Mr. FRENCH. You are down to bedrock in this regard? Admiral GREGORY. I think we are down to bedrock for the purpose of handling our work promptly. For a number of years we were getting behind. You will probably recall from previous hearings that we showed you how far behind we were, but we are catching up on that work, and it would be unwise to make any cuts below the Budget recommendation for this year.

PUBLIC WORKS

CONTINUING APPROPRIATIONS COVERED INTO THE TREASURY

Mr. FRENCH. We will now take up the items under public works. Bureau of Yards and Docks. Admiral, do you care to make s general statement touching the whole subject before we go into the details?

Admiral GREGORY. Yes, sir: I would like to do that in order to give to the committee some idea of what the Bureau of Yards and Docks has been doing the last few months in closing out old

appropriations. Do you not think it might be well right here to make a little statement regarding that?

Mr. FRENCH. I wish you would.

Admiral GREGORY. In accordance with the request of the committee last spring, while you were holding hearings on the 1925 bill, when the suggestion came up that the bureaus of the Navy should turn in the balances of old appropriations, and especially of the war appropriations that were made prior to 1921, and also, in accordance with the understanding had with the committee, the Bureau of Yards and Docks has turned in all of the old balances that were in an inactive status, where the appropriation had been closed up, the same amounting to approximately $5,600,000. A list of that is shown in this pamphlet which we have prepared. I would like to insert in the record those last pages, from 66 to 69, inclusive, which show that we have turned in altogether the sum of $5,529,138.41 up to the 1st of November.

During the month of November we took final action on other appropriations, aggregating about $97,000 in addition thereto. We have retained only a very few of the appropriations, and those only in accordance with the understanding with the committee, those few being, first, that class of appropriations having to do with the acquisition of lands, concerning which the affairs are still being handled by the courts; secondly, certain things which had been in progress for some time and concerning which we have not the final figures of cost; and then, in a very few items, the appropriations at certain stations where work was of exceedingly great importance and should be completed.

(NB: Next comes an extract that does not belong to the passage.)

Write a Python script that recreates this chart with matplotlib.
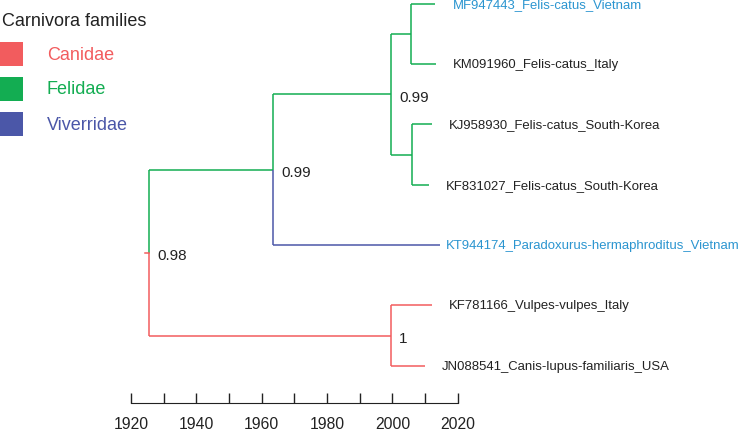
import matplotlib
matplotlib.use("Agg")
import matplotlib.pyplot as plt
from matplotlib.patches import Rectangle

plt.rcParams['font.family'] = ['Liberation Sans', 'DejaVu Sans']

# tips, top to bottom
tip_names = ["MF947443_Felis-catus_Vietnam", "KM091960_Felis-catus_Italy",
             "KJ958930_Felis-catus_South-Korea", "KF831027_Felis-catus_South-Korea",
             "KT944174_Paradoxurus-hermaphroditus_Vietnam",
             "KF781166_Vulpes-vulpes_Italy", "JN088541_Canis-lupus-familiaris_USA"]
tip_years = [2013.1, 2013.3, 2012.1, 2011.2, 2014.5, 2012.1, 2009.9]
tip_family = ["Felidae", "Felidae", "Felidae", "Felidae", "Viverridae", "Canidae", "Canidae"]
tip_highlight = [True, False, False, False, True, False, False]

# internal nodes (children listed top to bottom)
node_names = ["root", "fel_viv", "felis", "felis_a", "felis_b", "canid"]
node_years = [1925.5, 1963.5, 1999.6, 2005.7, 2006.0, 1999.5]
node_children = [["fel_viv", "canid"],
                 ["felis", "KT944174_Paradoxurus-hermaphroditus_Vietnam"],
                 ["felis_a", "felis_b"],
                 ["MF947443_Felis-catus_Vietnam", "KM091960_Felis-catus_Italy"],
                 ["KJ958930_Felis-catus_South-Korea", "KF831027_Felis-catus_South-Korea"],
                 ["KF781166_Vulpes-vulpes_Italy", "JN088541_Canis-lupus-familiaris_USA"]]
node_family = ["Canidae", "Felidae", "Felidae", "Felidae", "Felidae", "Canidae"]
node_support = ["0.98", "0.99", "0.99", None, None, "1"]

families = ["Canidae", "Felidae", "Viverridae"]
family_colors = {"Canidae": "#f25c5e", "Felidae": "#13ad52", "Viverridae": "#4b57a8"}
highlight_color = "#2b95d0"
text_color = "#222222"

# positions of every node
xpos, ypos, fam = {}, {}, {}
for i, name in enumerate(tip_names):
    xpos[name] = tip_years[i]
    ypos[name] = i
    fam[name] = tip_family[i]
for name, yr, f in zip(node_names, node_years, node_family):
    xpos[name] = yr
    fam[name] = f


def get_y(name):
    if name not in ypos:
        idx = node_names.index(name)
        ys = [get_y(c) for c in node_children[idx]]
        ypos[name] = sum(ys) / len(ys)
    return ypos[name]


for name in node_names:
    get_y(name)

W, H = 742, 431
fig = plt.figure(figsize=(W / 100, H / 100), dpi=100)
ax = fig.add_axes([0, 0, 1, 1])
lw = 1.1

for idx, name in enumerate(node_names):
    x0, y0 = xpos[name], ypos[name]
    for child in node_children[idx]:
        c = family_colors[fam[child]]
        ax.plot([x0, x0], [y0, ypos[child]], color=c, lw=lw, solid_capstyle='butt')
        ax.plot([x0, xpos[child]], [ypos[child], ypos[child]], color=c, lw=lw,
                solid_capstyle='butt')
    if node_support[idx] is not None:
        ax.annotate(node_support[idx], (x0, y0), xytext=(6, -2), textcoords='offset points',
                    ha='left', va='center', fontsize=11, color=text_color)

# root stub
ax.plot([xpos["root"] - 1.2, xpos["root"]], [ypos["root"]] * 2,
        color=family_colors[fam["root"]], lw=lw)

# tip labels
for i, name in enumerate(tip_names):
    off = 4.5 if name.startswith("KT") else 12.5
    ax.annotate(name, (tip_years[i], i), xytext=(off, 0), textcoords='offset points',
                ha='left', va='center', fontsize=9.45,
                color=highlight_color if tip_highlight[i] else text_color)

# legend, placed in figure pixels
fig.text(2 / W, 1 - 22 / H, "Carnivora families", fontsize=13, color=text_color,
         ha='left', va='center')
for i, f in enumerate(families):
    top = 43 + 35 * i
    fig.patches.append(Rectangle((0, 1 - (top + 24) / H), 23 / W, 24 / H,
                                 transform=fig.transFigure, facecolor=family_colors[f],
                                 edgecolor='none'))
    fig.text(47 / W, 1 - (top + 12) / H, f, fontsize=13, color=family_colors[f],
             ha='left', va='center')

# time axis
ax.set_xlim(1879.9, 2107.0)
ax.set_ylim(7.066, -0.078)
for s in ['top', 'left', 'right']:
    ax.spines[s].set_visible(False)
ax.spines['bottom'].set_position(('data', 6.62))
ax.spines['bottom'].set_bounds(1920, 2020)
ax.spines['bottom'].set_color(text_color)
ax.set_xticks(range(1920, 2021, 20))
ax.set_xticks(range(1930, 2021, 20), minor=True)
ax.tick_params(axis='x', which='both', direction='in', length=7, width=1, colors=text_color,
               labelsize=11.3, pad=9)
ax.set_yticks([])
ax.patch.set_visible(False)

fig.savefig("out.png", dpi=100)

Mr. FRENCH. In the aggregate, how much would the appropria- tions that have not been turned in amount to?

Admiral GREGORY. As to the amount not turned in, I would have to insert that in the record. It is a very small amount.

Mr. FRENCH. Probably less than $500,000?

Admiral GREGORY. I should think so. The result of all this is that a lot of old war-time appropriations are being closed up and closed up rapidly. This will clear up our books very materially along about the end of this fiscal year.

There is another thing that I would like to mention to the committee, which has an indirect bearing, if not a direct bearing, on this matter, and that is that we have been also pressing very hard to close out or to come to a final agreement with regard to a lot of old war-time contracts. At the present time practically all of them have been passed on from the bureau, and are in the hands of the General Accounting Office for final settlement. In other words, there will not be, as there was at the end of the Civil War, for instance, an accumulation of war claims that will continue for many years after the war. We are cleaning them all out and are catching up to date on that.

NAVY YARD, PORTSMOUTH, N. H.

IMPROVEMENT TO BUILDING

Mr. FRENCH. We will now take up the individual items. The amount proposed by the Bureau of the Budget for public works is $2,620,500. The first item is for the navy yard, Portsmouth, N. H., for improvements to building No. 138, $20,000.